▸ **Source material**

# # #

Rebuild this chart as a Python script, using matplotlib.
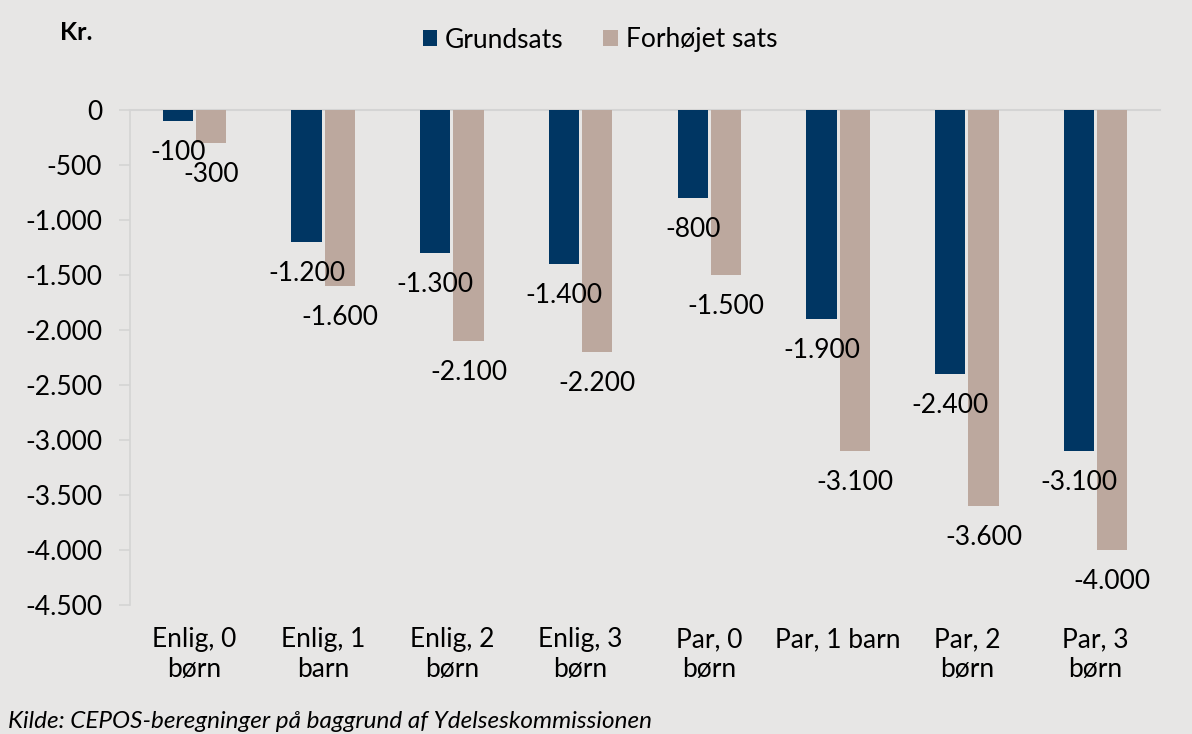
import matplotlib.pyplot as plt
import numpy as np

# DATA
kategorier = ["Enlig, 0\nbørn", "Enlig, 1\nbarn", "Enlig, 2\nbørn", "Enlig, 3\nbørn",
              "Par, 0\nbørn", "Par, 1 barn", "Par, 2\nbørn", "Par, 3\nbørn"]
grundsats = [-100, -1200, -1300, -1400, -800, -1900, -2400, -3100]
forhoejet = [-300, -1600, -2100, -2200, -1500, -3100, -3600, -4000]
y_ticks = [0, -500, -1000, -1500, -2000, -2500, -3000, -3500, -4000, -4500]

bg = '#e7e6e5'
blue = '#003663'
tan = '#bca89e'
axcol = '#d4d4d4'

plt.rcParams['font.family'] = ['Lato', 'DejaVu Sans']

fig = plt.figure(figsize=(11.92, 7.34), dpi=100, facecolor=bg)
ax = fig.add_axes([130/1192, 1 - 605/734, 1030/1192, 495/734])
ax.set_facecolor(bg)

x = np.arange(len(kategorier))
w = 0.235
gap = 0.012
b1 = ax.bar(x - w/2 - gap, grundsats, w, color=blue, label='Grundsats')
b2 = ax.bar(x + w/2 + gap, forhoejet, w, color=tan, label='Forhøjet sats')

def fmt(v):
    return '{:,}'.format(v).replace(',', '.')

fs = 19
for bars, vals in [(b1, grundsats), (b2, forhoejet)]:
    for r, v in zip(bars, vals):
        ax.annotate(fmt(v), (r.get_x() + r.get_width()/2, v), xytext=(0, -14),
                    textcoords='offset points', ha='center', va='top', fontsize=fs)

ax.set_xlim(-0.5, len(kategorier) - 0.5)
ax.set_ylim(-4500, 0)
ax.set_yticks(y_ticks)
ax.set_yticklabels([fmt(t) for t in y_ticks], fontsize=fs)
ax.set_xticks(x)
ax.set_xticklabels(kategorier, fontsize=fs, linespacing=1.25)
ax.tick_params(axis='x', length=0, pad=16)
ax.tick_params(axis='y', length=8, color=axcol, width=1.2, pad=12)

for s in ['right', 'bottom']:
    ax.spines[s].set_visible(False)
ax.spines['left'].set_color(axcol)
ax.spines['left'].set_linewidth(1.2)
ax.spines['top'].set_color(axcol)
ax.spines['top'].set_linewidth(1.5)
ax.spines['top'].set_zorder(0)

fig.text(60/1192, 1 - 32/734, 'Kr.', fontsize=fs - 1, fontweight='bold', va='center')
ax.legend(loc='center', bbox_to_anchor=(600/1192, 1 - 40/734), bbox_transform=fig.transFigure,
          ncol=2, frameon=False, fontsize=fs, handlelength=0.55, handleheight=0.55,
          handletextpad=0.3, columnspacing=1.5)
fig.text(8/1192, 1 - 722/734, 'Kilde: CEPOS-beregninger på baggrund af Ydelseskommissionen',
         fontsize=17.5, style='italic', va='center')

fig.savefig('out.png', dpi=100, facecolor=bg)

# # #

▸ **Work required**
Look over the listing. Pull out every line with the string "matplotlib" in it.

▸ **Finished answer**
Rebuild this chart as a Python script, using matplotlib.
import matplotlib.pyplot as plt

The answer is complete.